__Stated exercise__: Please find all lines in the data that hold the string "this" and copy them.
[start of Entries shown]
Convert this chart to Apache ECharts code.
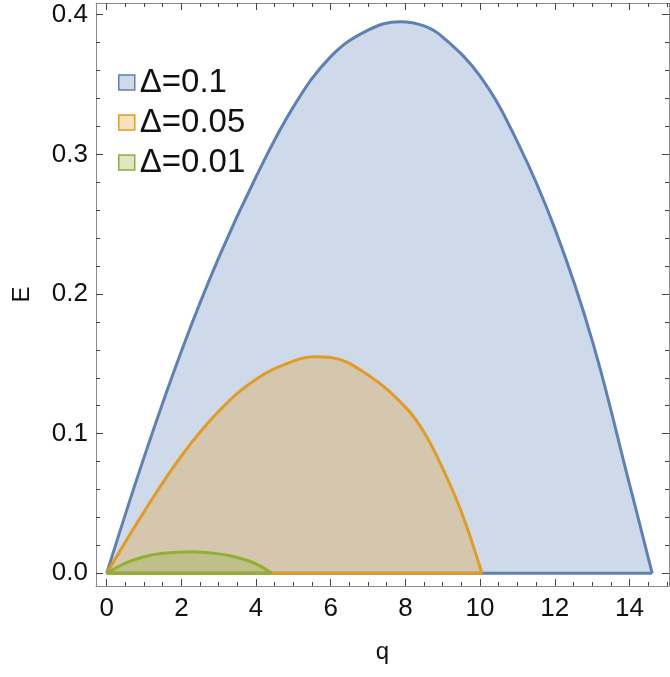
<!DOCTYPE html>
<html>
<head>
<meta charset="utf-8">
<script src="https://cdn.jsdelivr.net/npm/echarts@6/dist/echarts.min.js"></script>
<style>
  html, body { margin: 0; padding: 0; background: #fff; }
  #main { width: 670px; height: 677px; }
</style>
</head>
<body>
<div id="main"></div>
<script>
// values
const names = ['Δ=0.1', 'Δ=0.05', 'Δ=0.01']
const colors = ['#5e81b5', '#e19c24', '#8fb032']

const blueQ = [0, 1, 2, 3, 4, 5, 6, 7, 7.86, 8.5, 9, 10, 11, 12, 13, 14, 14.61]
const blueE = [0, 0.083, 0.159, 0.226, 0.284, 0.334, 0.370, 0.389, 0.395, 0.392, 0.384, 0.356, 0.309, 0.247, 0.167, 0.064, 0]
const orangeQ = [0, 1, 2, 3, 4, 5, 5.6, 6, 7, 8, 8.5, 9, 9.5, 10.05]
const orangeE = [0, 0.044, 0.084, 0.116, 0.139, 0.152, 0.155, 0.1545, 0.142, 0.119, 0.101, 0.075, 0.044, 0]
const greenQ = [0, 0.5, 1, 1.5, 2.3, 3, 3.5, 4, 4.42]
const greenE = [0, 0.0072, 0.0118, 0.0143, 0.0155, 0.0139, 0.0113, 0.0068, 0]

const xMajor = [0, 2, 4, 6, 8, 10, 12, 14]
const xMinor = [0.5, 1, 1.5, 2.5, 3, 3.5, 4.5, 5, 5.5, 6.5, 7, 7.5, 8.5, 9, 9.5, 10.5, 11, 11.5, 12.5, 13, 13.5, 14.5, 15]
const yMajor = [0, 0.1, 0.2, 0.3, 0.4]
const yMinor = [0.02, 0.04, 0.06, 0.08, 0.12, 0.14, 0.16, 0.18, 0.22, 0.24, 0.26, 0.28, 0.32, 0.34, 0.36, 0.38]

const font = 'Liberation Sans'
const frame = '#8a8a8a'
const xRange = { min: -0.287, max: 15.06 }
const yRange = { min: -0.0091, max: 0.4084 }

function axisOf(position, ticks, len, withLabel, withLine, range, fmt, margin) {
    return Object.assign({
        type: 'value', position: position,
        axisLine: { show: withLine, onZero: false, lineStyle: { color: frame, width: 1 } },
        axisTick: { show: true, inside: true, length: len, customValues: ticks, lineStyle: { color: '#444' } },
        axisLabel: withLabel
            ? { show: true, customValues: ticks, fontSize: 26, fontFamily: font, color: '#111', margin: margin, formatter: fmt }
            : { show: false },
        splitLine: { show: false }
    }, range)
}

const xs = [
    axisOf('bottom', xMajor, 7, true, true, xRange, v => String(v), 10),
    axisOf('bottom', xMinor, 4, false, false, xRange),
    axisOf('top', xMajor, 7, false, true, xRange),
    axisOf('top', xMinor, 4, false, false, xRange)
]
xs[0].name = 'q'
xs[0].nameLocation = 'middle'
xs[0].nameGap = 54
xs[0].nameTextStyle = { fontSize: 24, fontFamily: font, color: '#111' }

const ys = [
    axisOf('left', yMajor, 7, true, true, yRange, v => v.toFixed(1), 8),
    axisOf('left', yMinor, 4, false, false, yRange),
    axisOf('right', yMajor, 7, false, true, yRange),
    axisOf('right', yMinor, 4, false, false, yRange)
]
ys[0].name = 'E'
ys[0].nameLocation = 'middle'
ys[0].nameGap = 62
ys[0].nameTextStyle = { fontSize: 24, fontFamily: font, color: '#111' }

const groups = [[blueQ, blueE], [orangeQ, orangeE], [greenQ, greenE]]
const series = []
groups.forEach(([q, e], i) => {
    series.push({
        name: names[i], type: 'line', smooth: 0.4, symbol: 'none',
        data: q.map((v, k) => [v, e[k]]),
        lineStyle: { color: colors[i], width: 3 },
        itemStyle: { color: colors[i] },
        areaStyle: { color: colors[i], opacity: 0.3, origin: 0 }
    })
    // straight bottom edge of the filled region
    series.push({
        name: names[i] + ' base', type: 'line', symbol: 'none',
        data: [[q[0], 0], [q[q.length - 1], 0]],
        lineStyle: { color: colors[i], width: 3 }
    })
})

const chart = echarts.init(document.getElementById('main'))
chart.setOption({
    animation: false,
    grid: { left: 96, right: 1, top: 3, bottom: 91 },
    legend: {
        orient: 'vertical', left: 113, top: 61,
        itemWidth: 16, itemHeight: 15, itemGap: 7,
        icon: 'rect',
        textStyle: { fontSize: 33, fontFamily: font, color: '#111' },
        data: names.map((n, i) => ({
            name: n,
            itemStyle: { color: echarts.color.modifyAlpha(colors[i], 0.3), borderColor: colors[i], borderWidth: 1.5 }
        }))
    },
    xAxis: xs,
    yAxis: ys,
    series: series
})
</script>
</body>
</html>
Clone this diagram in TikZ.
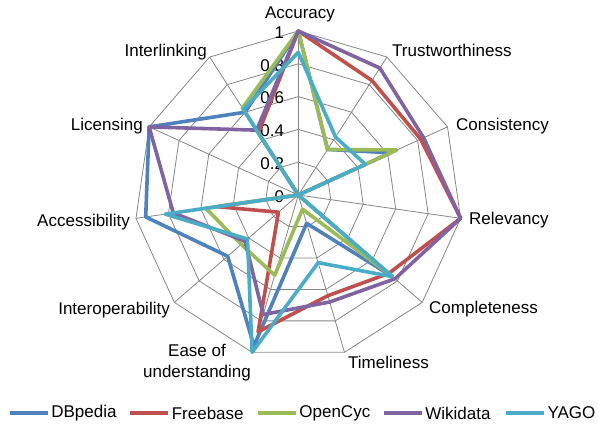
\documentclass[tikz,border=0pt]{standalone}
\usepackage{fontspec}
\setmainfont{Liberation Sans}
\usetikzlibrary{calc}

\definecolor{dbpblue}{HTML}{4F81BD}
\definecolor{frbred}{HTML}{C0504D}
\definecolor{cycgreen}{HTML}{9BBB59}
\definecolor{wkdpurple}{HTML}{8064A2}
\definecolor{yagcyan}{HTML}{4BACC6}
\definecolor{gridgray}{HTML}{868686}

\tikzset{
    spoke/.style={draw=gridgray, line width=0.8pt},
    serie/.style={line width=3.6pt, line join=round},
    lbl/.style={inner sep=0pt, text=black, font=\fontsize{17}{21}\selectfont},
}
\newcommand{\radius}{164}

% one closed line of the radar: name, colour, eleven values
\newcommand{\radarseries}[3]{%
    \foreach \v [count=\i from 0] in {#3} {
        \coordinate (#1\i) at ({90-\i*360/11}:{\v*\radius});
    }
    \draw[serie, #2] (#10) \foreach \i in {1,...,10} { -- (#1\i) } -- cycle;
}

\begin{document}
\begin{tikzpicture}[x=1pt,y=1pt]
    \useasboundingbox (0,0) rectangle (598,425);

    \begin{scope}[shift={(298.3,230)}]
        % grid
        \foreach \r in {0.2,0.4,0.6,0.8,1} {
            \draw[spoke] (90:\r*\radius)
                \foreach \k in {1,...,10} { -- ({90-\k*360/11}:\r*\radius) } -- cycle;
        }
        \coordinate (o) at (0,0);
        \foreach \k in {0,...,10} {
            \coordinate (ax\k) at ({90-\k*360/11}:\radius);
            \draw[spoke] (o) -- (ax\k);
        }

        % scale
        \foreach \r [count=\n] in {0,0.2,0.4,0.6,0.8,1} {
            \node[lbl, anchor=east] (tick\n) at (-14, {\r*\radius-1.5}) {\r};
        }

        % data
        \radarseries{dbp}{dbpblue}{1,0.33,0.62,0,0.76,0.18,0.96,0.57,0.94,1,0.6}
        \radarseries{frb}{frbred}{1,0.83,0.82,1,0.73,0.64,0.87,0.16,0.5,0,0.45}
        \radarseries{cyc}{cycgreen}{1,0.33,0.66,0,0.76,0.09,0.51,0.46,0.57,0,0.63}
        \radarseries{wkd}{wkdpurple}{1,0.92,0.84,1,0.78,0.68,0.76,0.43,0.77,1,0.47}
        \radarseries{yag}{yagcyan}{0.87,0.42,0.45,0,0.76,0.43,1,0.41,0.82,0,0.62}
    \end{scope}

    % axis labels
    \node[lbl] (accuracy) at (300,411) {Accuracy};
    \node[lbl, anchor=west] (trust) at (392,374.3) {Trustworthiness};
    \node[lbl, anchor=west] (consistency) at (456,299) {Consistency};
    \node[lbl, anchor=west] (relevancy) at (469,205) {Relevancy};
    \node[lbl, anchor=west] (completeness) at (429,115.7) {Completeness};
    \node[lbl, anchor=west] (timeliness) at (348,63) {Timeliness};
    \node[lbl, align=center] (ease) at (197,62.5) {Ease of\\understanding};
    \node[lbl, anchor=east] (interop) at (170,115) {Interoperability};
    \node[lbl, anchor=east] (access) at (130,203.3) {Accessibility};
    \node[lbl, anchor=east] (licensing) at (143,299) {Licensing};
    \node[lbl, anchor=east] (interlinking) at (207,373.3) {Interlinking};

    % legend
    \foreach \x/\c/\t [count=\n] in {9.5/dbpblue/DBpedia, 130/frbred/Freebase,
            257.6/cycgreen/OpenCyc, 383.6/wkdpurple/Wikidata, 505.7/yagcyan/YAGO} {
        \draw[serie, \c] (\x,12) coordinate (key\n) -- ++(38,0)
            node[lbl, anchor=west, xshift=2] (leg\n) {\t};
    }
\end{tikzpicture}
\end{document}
[end of Entries shown]
__Response to the exercise__:
Convert this chart to Apache ECharts code.
Clone this diagram in TikZ.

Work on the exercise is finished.